A number of new elements are (re)introduced under the Electricity and Gas Law no 123/2012:

  • during 1 March 2019 – 28 February 2022, the households will be provided with electricity under regulated conditions (the same applied until end of 2017) – Art 22, para 11;
  • for the same period, electricity producers must deliver to the last instance suppliers the electricity necessary for the households, while the remaining produced electricity is to be brought on the open market – Art 28, letter b1);

– during 1 April 2019 – 28 February 2022, the sale price for the gas produced in Romania will be capped at 68 RON/ MWh. The producers will have to sell their gas to their suppliers first to cover the households’ necessities – Art 124.

EO 33/2007 regulating the Romanian Energy Regulatory Authority (ANRE) organization and functioning:

  • a 2% tariff computed on the turnover obtained from ANRE licensed activities is introduced (Art 2, para 31).


Specific comments

Capping the sale gas price

The measure was justified by the Minister of Finance based on the immoral/ unfair behaviour against the Romanian economy of the gas producers.

It is by no means the government’s right to relax or worsen the country’s fiscal regime. If certain operators do not behave in a fair manner, then rules must be put in place (or existing laws applied) in order to eliminate such behaviour, but capping the sale price is not the way to do it as it is an obvious state’s direct intervention into the free market (which is never acceptable).

Moreover, given the specifics of the Romanian petroleum fields (i.e. old, mature ones), capping the gas price will render part of them (particularly the small ones) non-economic (with immediate negative impact on royalties, income tax, jobs etc). Within this context, it is worth mentioning that the Romanian gas producers must pay royalties at the Vienna hub reference price (i.e. anyhow higher than the obtained price). At the date of writing this material, a large number of gas projects (i.e. drillings, work-overs, interventions etc.) have been put on hold particularly because economics do not fly anymore under the Government Emergency Ordinance no 114/2018 conditions.


The 2% tax on revenues from ANRE licensed activities

It is beyond doubt that for small actors operating in certain sectors (e.g. power distribution), the 2% tax marks the difference between life and death: most of them will likely go bankrupt. Sometimes, it is good to take out the less productive actors in a market (in order to enable fresh blood to come to surface), but the timing and analysis of such measures are essential (i.e. proper analysis must be made before adopting such measures; otherwise, the results may be overall more detrimental than beneficial). It is beyond doubt that in the case of Government Emergency Ordinance no 114/2018 a proper analysis was not made and the timing of such measure is more than questionable.

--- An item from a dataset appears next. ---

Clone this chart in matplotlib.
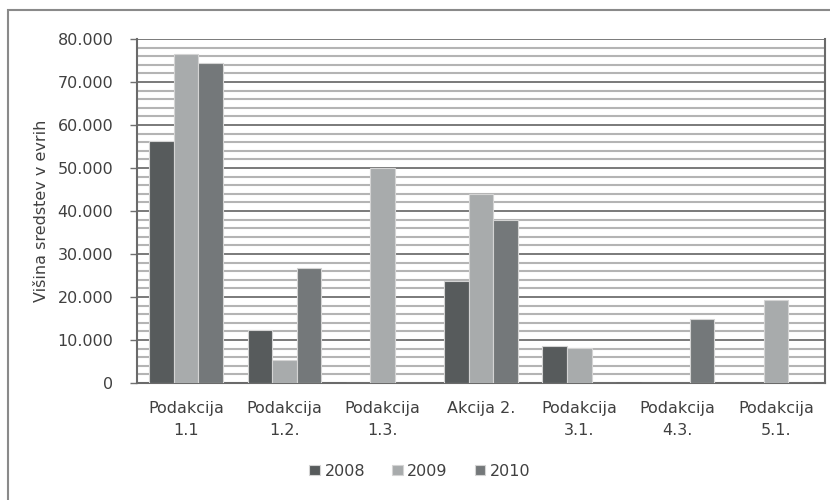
import matplotlib
matplotlib.use("Agg")
import matplotlib.pyplot as plt
from matplotlib.patches import Rectangle
from matplotlib.ticker import MultipleLocator, FuncFormatter
import numpy as np

categories = ["Podakcija\n1.1", "Podakcija\n1.2.", "Podakcija\n1.3.", "Akcija 2.",
              "Podakcija\n3.1.", "Podakcija\n4.3.", "Podakcija\n5.1."]
series_names = ["2008", "2009", "2010"]
v2008 = [56300, 12300, 0, 23800, 8500, 0, 0]
v2009 = [76500, 5400, 50000, 43900, 8200, 0, 19400]
v2010 = [74500, 26800, 0, 38000, 0, 15000, 0]
colors = ["#575b5c", "#a8abac", "#74787a"]

plt.rcParams['font.family'] = ['DejaVu Sans']
txt = "#404040"
fs = 11.5

fig = plt.figure(figsize=(8.3, 5.0), dpi=100)
ax = fig.add_axes([137/830, 1 - 383/500, (825 - 137)/830, (383 - 39)/500])

x = np.arange(len(categories))
w = 0.25
for i, (vals, c, n) in enumerate(zip([v2008, v2009, v2010], colors, series_names)):
    ax.bar(x + (i - 1) * w, vals, width=w, color=c, edgecolor="#d4d4d4",
           linewidth=0.8, label=n, zorder=3)

ax.set_xlim(-0.5, len(categories) - 0.5)
ax.set_ylim(0, 80000)
ax.yaxis.set_major_locator(MultipleLocator(10000))
ax.yaxis.set_minor_locator(MultipleLocator(2000))
ax.yaxis.set_major_formatter(FuncFormatter(lambda v, p: f"{int(v):,}".replace(",", ".")))
ax.grid(axis="y", which="minor", color="#b4b4b4", linewidth=1.5, zorder=1)
ax.grid(axis="y", which="major", color="#707070", linewidth=1.3, zorder=2)
ax.tick_params(axis="y", which="major", length=5, width=1, color="#707070",
               labelsize=fs, labelcolor=txt, pad=12)
ax.tick_params(axis="y", which="minor", length=0)
ax.set_xticks(x)
ax.set_xticklabels(categories, fontsize=fs, color=txt, linespacing=1.6)
ax.tick_params(axis="x", length=0, pad=13)

for s in ["left", "bottom", "right"]:
    ax.spines[s].set_color("#6a6a6a")
    ax.spines[s].set_linewidth(1.5)
ax.spines["top"].set_visible(False)

ax.set_ylabel("Višina sredstev v evrih", fontsize=fs, color=txt, labelpad=6)

leg = fig.legend(loc="center", bbox_to_anchor=(420/830, 1 - 471/500), ncol=3,
                 frameon=False, fontsize=fs, handlelength=0.65, handleheight=0.65,
                 handletextpad=0.3, columnspacing=1.7, labelcolor=txt)

fig.patches.append(Rectangle((8/830, -0.1), 1.2, 0.98 + 0.1, transform=fig.transFigure,
                             fill=False, edgecolor="#8a8a8a", linewidth=1.5))

fig.savefig("out.png", dpi=100)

A text analysis of the respective provision renders that the period of computation of the 2% tax is not mentioned in the GEO 114. Only the ANRE draft methodology (under public debate at the time of writing this material)[3] clarifies[4] that is will retroactively apply for the previous year[5]. The same draft methodology sets forth that licensed operators must submit (by 20 February of the following year) to ANRE the computed revenues subject to the 2% tax.

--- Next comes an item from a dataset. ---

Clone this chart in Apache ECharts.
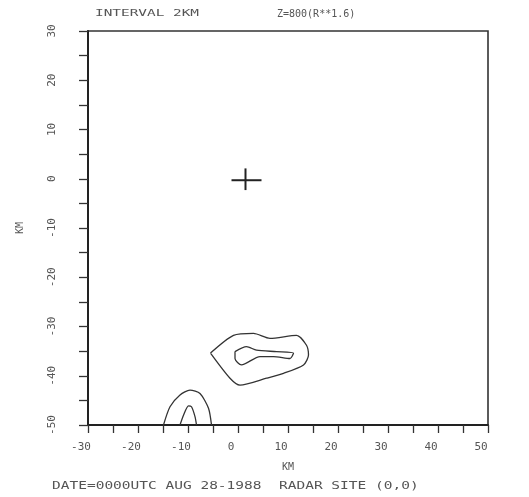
<!DOCTYPE html>
<html>
<head>
<meta charset="utf-8">
<script src="https://cdn.jsdelivr.net/npm/echarts@6/dist/echarts.min.js"></script>
<style>html,body{margin:0;padding:0;background:#fff;}#c{width:529px;height:497px;}</style>
</head>
<body>
<div id="c"></div>
<script>
// tick labels (km)
var xTicks = [-30, -20, -10, 0, 10, 20, 30, 40, 50];
var yTicks = [-50, -40, -30, -20, -10, 0, 10, 20, 30];
// contour lines (km coordinates)
var upperOuter = [[-5.5,-35.4],[-0.9,-31.8],[3.1,-31.4],[6.4,-32.4],[11.7,-31.8],[13.7,-33.8],[14.1,-35.8],[13.1,-37.8],[9.1,-39.5],[5.7,-40.5],[0.4,-41.9],[-1.6,-40.5],[-5.5,-35.4]];
var upperInner = [[-0.6,-35.1],[1.7,-34.1],[3.7,-34.8],[7.7,-35.1],[11.1,-35.4],[10.4,-36.5],[7.1,-36.1],[4.4,-36.1],[0.7,-37.8],[-0.6,-36.5],[-0.6,-35.1]];
var lowerOuter = [[-14.9,-50],[-13.6,-46.3],[-11.6,-43.9],[-9.6,-42.9],[-7.6,-43.6],[-5.9,-46.6],[-5.3,-50]];
var lowerInner = [[-11.6,-50],[-10.9,-48],[-9.9,-46.1],[-9.3,-46.3],[-8.6,-48.3],[-8.3,-50]];
// radar site cross
var crossH = [[-1.3,-0.3],[4.7,-0.3]];
var crossV = [[1.5,2.1],[1.5,-2.3]];

var FONT = 'DejaVu Sans Mono';
var INK = '#333';
function contour(d){
  return {type:'line', data:d, showSymbol:false, symbol:'none', smooth:0.25,
    lineStyle:{color:INK, width:1.3}, silent:true, animation:false};
}
function seg(d){
  return {type:'line', data:d, showSymbol:false, symbol:'none',
    lineStyle:{color:'#222', width:2}, silent:true, animation:false};
}
var chart = echarts.init(document.getElementById('c'));
chart.setOption({
  backgroundColor:'#fff',
  animation:false,
  grid:{left:88, top:31, width:400, height:394, show:true, borderColor:'#333', borderWidth:1.6},
  xAxis:{type:'value', min:-30, max:50, interval:5,
    name:'KM', nameLocation:'middle', nameGap:37,
    nameTextStyle:{fontFamily:FONT, fontSize:10, color:'#555'},
    axisLine:{onZero:false, lineStyle:{color:'#222', width:2}},
    axisTick:{length:8, lineStyle:{color:'#333', width:1.3}},
    splitLine:{show:false},
    axisLabel:{margin:17, fontFamily:FONT, fontSize:11, color:'#555', padding:[0,14,0,0],
      formatter:function(v){return xTicks.indexOf(v)>=0 ? String(v) : '';}}
  },
  yAxis:{type:'value', min:-50, max:30, interval:5,
    name:'KM', nameLocation:'middle', nameGap:63, nameRotate:90,
    nameTextStyle:{fontFamily:FONT, fontSize:10, color:'#555'},
    axisLine:{onZero:false, lineStyle:{color:'#222', width:2}},
    axisTick:{length:9, lineStyle:{color:'#333', width:1.3}},
    splitLine:{show:false},
    axisLabel:{margin:30, rotate:90, fontFamily:FONT, fontSize:11, color:'#555',
      formatter:function(v){return yTicks.indexOf(v)>=0 ? String(v) : '';}}
  },
  graphic:[
    {type:'text', left:95, top:9, scaleX:1.6, style:{text:'INTERVAL 2KM', font:'9px "DejaVu Sans Mono"', fill:'#555'}},
    {type:'text', left:277, top:9, style:{text:'Z=800(R**1.6)', font:'10px "DejaVu Sans Mono"', fill:'#555'}},
    {type:'text', left:52, top:481, scaleX:1.45, style:{text:'DATE=0000UTC AUG 28-1988  RADAR SITE (0,0)', font:'10px "DejaVu Sans Mono"', fill:'#555'}}
  ],
  series:[contour(upperOuter), contour(upperInner), contour(lowerOuter), contour(lowerInner), seg(crossH), seg(crossV)]
});
</script>
</body>
</html>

It is worth noting that Romania is not unique when it comes to petroleum resources. In most cases, oil and gas investors literally look across the globe and select between various opportunities. They decide to invest based on certain criteria, one of the most important being the country risk (which involves, among others, regulatory aspects). Regulatory instability ranks very high on the risk matrix of such investors. If Romania keeps changing the rules of the game, the desire to invest in Romanian fields will drop to zero in no time.

The large Black Sea gas projects are waiting for final investment decisions, now the Government Emergency Ordinance no 114/2018 worsens their economics.

The Romanian energy realm experiences a turbulent period within less than a month from the enactment of GEO 114: with the RON/EUR exchange rate breaking (negative) record after record, the electricity price raising at a level just RON 30 under the all-time historical peak reached in the previous February 2017 the prolonged strike that took place at the coal based Oltenia Energy Complex, several operators struggling to have their 2019 budgets in place, most of the onshore gas projects temporarily suspended and some titleholders analysing legal ways to fight against application of GEO 114.

It seems almost the entire (private or state-owned) economic environment waits for the withdrawal of GEO 114. Yet, at the time of writing this material, there are indications that only Oltenia Energy Complex will be excepted from the 2% tax on revenue. The 2019 spring will not be a calm one…

[1] It is by far not the author’s intention to interpret that such aspects are not important. However, for obvious reasons, it would have been recommendable to include them in separate normative acts.

[2] Discussion have been carried out in the public arena with respect to the role of the Government’s emergency ordinances which are constitutionally designed to regulate exceptional situations; the emergency ordinance has become the customary and quite ordinary tool of the Government to issue legislative measures (i.e. replacing part of the Parliament’s constitutional role as rightful legislator).

[3] Available at: – as accessed on 24 January 2019.

[4] Please see Chapter II, Article 5 of the proposed methodology.

[5] The above tax may trigger a matter of legal validity: there is sufficient practice of the international commercial arbitration courts regarding the so-called ‘indirect expropriation’ – i.e. a state interferes in the benefits of an investment without actually taking the property.